┌────────
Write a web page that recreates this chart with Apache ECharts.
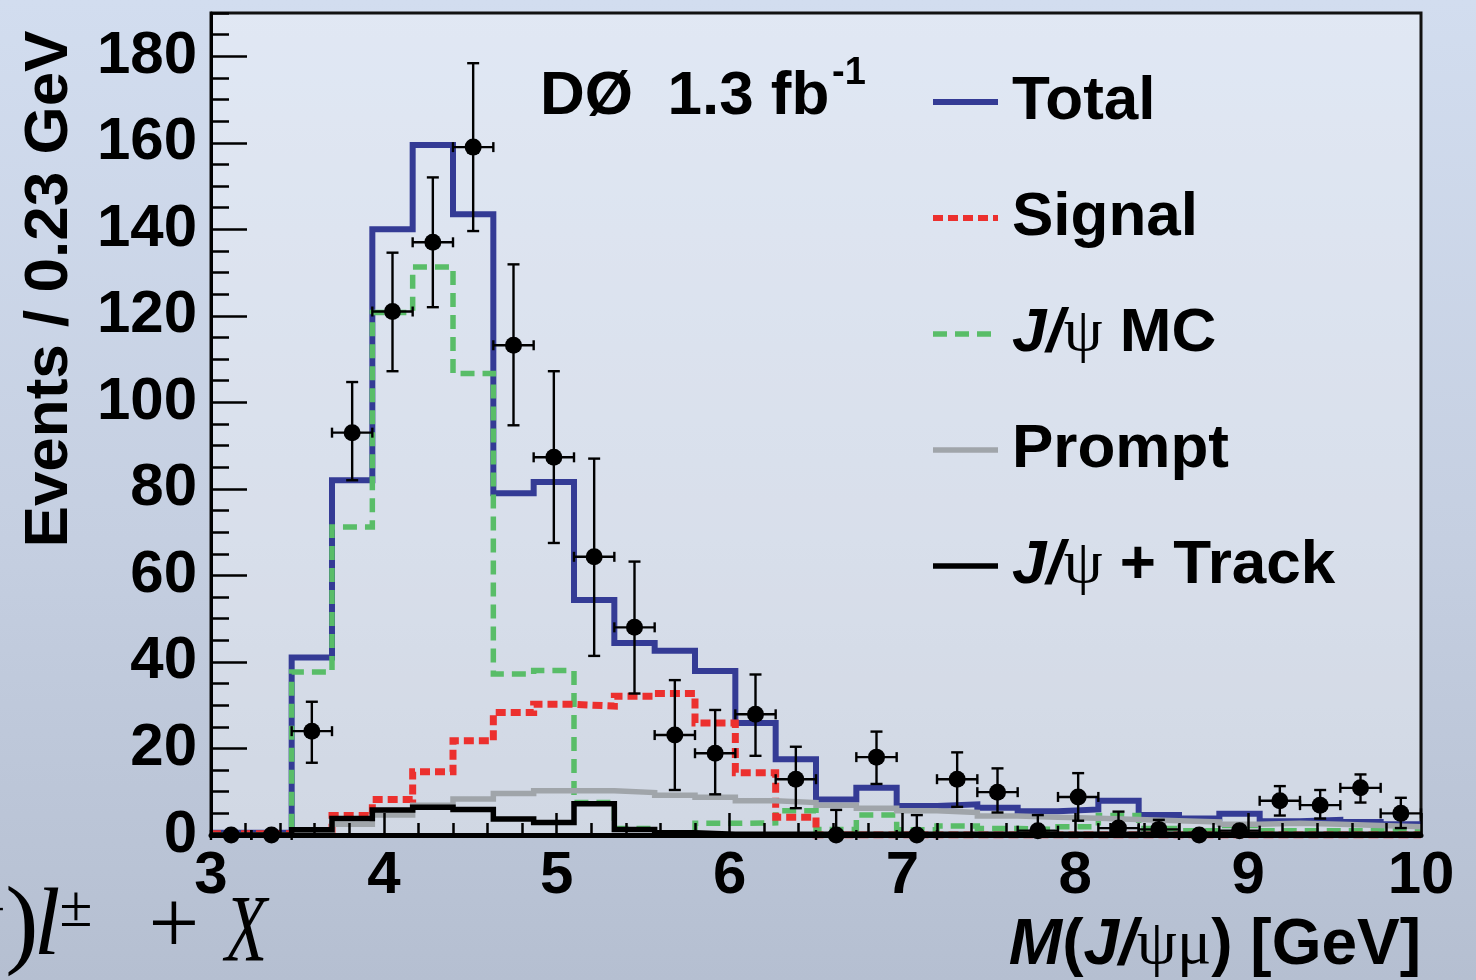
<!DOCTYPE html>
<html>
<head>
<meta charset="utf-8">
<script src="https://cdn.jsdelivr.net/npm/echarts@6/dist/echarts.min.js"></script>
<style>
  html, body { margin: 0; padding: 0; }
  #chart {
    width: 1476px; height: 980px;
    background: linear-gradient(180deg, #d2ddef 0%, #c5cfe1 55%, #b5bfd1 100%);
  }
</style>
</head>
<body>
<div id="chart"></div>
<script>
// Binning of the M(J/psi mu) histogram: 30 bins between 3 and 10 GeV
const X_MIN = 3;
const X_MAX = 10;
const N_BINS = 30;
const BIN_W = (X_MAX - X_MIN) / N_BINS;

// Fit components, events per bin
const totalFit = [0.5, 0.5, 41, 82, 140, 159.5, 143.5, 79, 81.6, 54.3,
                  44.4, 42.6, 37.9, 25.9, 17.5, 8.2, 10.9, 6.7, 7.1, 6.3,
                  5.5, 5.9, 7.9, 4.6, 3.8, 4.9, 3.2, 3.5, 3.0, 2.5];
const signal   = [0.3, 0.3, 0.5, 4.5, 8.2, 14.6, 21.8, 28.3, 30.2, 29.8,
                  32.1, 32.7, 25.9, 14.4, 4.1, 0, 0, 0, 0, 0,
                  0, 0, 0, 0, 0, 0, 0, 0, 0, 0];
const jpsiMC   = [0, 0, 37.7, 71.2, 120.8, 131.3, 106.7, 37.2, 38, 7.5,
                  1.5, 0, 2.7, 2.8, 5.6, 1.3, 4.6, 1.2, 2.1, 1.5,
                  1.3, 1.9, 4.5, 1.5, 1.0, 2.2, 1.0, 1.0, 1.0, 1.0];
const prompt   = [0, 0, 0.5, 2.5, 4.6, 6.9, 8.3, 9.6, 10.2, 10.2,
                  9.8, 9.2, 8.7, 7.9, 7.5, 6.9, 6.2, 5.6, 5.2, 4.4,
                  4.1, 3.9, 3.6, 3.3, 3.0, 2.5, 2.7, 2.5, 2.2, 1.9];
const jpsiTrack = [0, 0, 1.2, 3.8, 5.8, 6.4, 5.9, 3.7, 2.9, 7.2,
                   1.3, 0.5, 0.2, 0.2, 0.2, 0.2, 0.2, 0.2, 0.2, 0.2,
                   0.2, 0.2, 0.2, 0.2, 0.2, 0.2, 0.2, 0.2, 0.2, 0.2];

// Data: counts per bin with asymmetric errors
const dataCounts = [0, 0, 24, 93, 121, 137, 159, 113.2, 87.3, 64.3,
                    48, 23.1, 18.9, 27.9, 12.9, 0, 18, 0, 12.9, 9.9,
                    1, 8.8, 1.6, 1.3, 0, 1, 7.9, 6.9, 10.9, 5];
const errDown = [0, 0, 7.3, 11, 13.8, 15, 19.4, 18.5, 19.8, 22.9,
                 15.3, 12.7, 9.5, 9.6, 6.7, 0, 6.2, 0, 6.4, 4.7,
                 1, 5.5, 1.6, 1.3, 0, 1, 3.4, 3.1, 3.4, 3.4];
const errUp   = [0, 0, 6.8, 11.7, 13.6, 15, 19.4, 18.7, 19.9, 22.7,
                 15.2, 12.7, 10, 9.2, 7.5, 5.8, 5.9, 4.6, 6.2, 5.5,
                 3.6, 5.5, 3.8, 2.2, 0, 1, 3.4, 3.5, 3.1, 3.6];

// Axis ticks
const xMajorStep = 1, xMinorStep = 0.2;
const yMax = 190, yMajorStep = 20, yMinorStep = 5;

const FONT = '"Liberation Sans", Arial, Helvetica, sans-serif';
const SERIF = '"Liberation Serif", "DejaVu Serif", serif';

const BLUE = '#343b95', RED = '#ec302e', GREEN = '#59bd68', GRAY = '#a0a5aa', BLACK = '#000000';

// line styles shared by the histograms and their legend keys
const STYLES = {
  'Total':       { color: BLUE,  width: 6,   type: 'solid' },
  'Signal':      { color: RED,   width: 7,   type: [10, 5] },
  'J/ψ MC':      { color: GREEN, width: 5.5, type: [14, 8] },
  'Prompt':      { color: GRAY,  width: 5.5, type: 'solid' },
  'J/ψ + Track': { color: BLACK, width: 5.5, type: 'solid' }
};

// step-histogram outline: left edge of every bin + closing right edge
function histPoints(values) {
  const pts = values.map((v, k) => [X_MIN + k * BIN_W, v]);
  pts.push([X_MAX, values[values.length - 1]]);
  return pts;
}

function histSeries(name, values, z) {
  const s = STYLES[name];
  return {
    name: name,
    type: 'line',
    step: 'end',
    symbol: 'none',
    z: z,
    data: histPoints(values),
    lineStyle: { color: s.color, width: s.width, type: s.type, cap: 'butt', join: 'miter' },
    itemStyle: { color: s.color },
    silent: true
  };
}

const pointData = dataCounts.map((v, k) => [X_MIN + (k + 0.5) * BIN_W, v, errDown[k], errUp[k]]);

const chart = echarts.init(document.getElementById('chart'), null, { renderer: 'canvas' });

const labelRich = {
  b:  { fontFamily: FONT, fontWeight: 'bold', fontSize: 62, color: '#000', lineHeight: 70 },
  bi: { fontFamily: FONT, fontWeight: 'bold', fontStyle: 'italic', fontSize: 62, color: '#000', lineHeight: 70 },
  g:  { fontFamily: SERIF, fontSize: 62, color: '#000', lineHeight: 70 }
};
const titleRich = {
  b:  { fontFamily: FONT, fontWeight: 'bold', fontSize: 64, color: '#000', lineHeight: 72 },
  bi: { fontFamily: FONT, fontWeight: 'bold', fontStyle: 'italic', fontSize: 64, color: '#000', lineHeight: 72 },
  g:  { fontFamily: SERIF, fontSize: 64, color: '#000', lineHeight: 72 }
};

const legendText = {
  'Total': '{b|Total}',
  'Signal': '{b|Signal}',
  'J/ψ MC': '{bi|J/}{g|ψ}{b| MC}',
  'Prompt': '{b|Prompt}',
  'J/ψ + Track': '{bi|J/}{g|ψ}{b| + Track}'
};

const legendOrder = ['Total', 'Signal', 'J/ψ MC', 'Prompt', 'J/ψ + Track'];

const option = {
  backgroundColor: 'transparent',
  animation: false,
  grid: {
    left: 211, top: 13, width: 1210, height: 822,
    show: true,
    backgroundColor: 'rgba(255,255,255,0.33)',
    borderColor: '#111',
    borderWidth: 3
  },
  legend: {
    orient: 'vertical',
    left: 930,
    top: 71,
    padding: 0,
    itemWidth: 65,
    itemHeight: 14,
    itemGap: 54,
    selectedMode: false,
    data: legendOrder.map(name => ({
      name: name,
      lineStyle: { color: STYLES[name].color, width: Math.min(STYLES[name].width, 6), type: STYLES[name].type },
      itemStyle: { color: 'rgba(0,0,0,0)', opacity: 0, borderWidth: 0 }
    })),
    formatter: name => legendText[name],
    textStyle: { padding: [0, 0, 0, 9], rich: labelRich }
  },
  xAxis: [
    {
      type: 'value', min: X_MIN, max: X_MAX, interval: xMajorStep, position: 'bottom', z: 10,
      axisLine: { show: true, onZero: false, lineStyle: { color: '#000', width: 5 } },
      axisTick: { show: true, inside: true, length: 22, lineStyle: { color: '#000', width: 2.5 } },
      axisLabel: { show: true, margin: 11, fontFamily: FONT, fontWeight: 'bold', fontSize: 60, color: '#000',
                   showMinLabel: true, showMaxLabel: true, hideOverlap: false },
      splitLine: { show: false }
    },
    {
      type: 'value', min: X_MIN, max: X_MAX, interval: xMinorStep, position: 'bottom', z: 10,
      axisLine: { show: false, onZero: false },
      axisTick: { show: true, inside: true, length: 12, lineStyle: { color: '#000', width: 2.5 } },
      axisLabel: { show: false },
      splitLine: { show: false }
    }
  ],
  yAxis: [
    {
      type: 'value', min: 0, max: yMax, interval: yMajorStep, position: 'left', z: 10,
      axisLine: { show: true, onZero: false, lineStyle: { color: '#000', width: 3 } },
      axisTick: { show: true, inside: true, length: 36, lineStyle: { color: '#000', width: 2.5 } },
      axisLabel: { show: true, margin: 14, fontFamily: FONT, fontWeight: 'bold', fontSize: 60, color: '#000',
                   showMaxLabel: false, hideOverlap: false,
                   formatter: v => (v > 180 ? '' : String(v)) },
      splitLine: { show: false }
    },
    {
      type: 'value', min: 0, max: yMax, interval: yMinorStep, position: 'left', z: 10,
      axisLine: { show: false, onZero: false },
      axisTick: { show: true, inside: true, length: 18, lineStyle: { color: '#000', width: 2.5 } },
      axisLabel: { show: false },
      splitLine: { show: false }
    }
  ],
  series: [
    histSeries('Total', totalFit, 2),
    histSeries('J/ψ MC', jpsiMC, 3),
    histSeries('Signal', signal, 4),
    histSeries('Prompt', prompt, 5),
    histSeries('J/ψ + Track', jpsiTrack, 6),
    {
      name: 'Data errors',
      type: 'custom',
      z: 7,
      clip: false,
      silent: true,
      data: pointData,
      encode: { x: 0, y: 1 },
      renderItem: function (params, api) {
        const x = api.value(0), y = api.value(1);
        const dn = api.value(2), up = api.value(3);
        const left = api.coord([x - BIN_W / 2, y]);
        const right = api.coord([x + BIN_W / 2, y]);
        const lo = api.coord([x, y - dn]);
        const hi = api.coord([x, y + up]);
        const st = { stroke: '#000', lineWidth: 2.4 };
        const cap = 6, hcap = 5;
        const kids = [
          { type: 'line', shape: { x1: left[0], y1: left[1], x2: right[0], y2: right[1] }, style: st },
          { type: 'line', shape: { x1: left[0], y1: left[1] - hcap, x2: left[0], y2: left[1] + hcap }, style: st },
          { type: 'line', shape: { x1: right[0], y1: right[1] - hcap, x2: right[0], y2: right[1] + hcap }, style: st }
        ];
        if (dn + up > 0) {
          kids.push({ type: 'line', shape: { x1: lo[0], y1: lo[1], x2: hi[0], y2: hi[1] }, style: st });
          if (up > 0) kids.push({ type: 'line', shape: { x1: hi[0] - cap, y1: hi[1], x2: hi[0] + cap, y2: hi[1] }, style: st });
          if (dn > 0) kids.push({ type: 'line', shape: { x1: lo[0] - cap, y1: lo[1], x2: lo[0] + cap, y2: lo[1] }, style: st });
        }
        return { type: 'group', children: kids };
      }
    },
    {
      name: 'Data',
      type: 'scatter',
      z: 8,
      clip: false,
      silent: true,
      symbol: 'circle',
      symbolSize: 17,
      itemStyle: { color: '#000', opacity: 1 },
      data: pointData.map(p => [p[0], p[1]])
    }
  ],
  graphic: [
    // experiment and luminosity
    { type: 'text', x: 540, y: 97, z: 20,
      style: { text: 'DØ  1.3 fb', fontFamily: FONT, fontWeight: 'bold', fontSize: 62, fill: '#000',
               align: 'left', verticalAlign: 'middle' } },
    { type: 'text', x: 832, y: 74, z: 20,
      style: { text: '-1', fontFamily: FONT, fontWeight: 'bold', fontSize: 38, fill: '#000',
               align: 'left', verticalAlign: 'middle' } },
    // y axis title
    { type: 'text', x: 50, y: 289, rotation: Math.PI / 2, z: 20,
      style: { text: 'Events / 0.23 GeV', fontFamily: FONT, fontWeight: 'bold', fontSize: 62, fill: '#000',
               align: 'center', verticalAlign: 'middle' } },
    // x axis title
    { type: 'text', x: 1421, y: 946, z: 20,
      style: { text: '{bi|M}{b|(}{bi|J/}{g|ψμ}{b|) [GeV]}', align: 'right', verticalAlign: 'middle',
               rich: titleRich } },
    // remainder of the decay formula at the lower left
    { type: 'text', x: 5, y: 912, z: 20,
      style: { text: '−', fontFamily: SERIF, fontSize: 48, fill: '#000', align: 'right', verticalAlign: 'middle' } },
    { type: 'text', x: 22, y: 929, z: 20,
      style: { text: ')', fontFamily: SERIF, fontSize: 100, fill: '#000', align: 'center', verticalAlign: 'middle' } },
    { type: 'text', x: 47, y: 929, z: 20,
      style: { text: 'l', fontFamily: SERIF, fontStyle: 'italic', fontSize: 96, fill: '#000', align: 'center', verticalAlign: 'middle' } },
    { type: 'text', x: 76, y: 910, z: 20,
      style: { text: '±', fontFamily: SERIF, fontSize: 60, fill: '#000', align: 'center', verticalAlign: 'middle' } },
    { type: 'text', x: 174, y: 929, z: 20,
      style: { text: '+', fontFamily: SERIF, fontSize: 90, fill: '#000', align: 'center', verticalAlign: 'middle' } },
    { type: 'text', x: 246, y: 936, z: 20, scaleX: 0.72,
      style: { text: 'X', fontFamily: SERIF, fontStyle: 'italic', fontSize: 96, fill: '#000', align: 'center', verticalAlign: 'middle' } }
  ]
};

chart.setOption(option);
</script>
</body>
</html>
└────────
WHAT IS REQUIRED ▸ Leave out the pictures and repeat the lines from the start of the material through the line with "0.2, 0.2, 0.2, 0.2, 0.2, 0.2, 0.2, 0.2, 0.2, 0.2];", inclusive.

THE RESULT ▸
Write a web page that recreates this chart with Apache ECharts.
<!DOCTYPE html>
<html>
<head>
<meta charset="utf-8">
<script src="https://cdn.jsdelivr.net/npm/echarts@6/dist/echarts.min.js"></script>
<style>
  html, body { margin: 0; padding: 0; }
  #chart {
    width: 1476px; height: 980px;
    background: linear-gradient(180deg, #d2ddef 0%, #c5cfe1 55%, #b5bfd1 100%);
  }
</style>
</head>
<body>
<div id="chart"></div>
<script>
// Binning of the M(J/psi mu) histogram: 30 bins between 3 and 10 GeV
const X_MIN = 3;
const X_MAX = 10;
const N_BINS = 30;
const BIN_W = (X_MAX - X_MIN) / N_BINS;

// Fit components, events per bin
const totalFit = [0.5, 0.5, 41, 82, 140, 159.5, 143.5, 79, 81.6, 54.3,
                  44.4, 42.6, 37.9, 25.9, 17.5, 8.2, 10.9, 6.7, 7.1, 6.3,
                  5.5, 5.9, 7.9, 4.6, 3.8, 4.9, 3.2, 3.5, 3.0, 2.5];
const signal   = [0.3, 0.3, 0.5, 4.5, 8.2, 14.6, 21.8, 28.3, 30.2, 29.8,
                  32.1, 32.7, 25.9, 14.4, 4.1, 0, 0, 0, 0, 0,
                  0, 0, 0, 0, 0, 0, 0, 0, 0, 0];
const jpsiMC   = [0, 0, 37.7, 71.2, 120.8, 131.3, 106.7, 37.2, 38, 7.5,
                  1.5, 0, 2.7, 2.8, 5.6, 1.3, 4.6, 1.2, 2.1, 1.5,
                  1.3, 1.9, 4.5, 1.5, 1.0, 2.2, 1.0, 1.0, 1.0, 1.0];
const prompt   = [0, 0, 0.5, 2.5, 4.6, 6.9, 8.3, 9.6, 10.2, 10.2,
                  9.8, 9.2, 8.7, 7.9, 7.5, 6.9, 6.2, 5.6, 5.2, 4.4,
                  4.1, 3.9, 3.6, 3.3, 3.0, 2.5, 2.7, 2.5, 2.2, 1.9];
const jpsiTrack = [0, 0, 1.2, 3.8, 5.8, 6.4, 5.9, 3.7, 2.9, 7.2,
                   1.3, 0.5, 0.2, 0.2, 0.2, 0.2, 0.2, 0.2, 0.2, 0.2,
                   0.2, 0.2, 0.2, 0.2, 0.2, 0.2, 0.2, 0.2, 0.2, 0.2];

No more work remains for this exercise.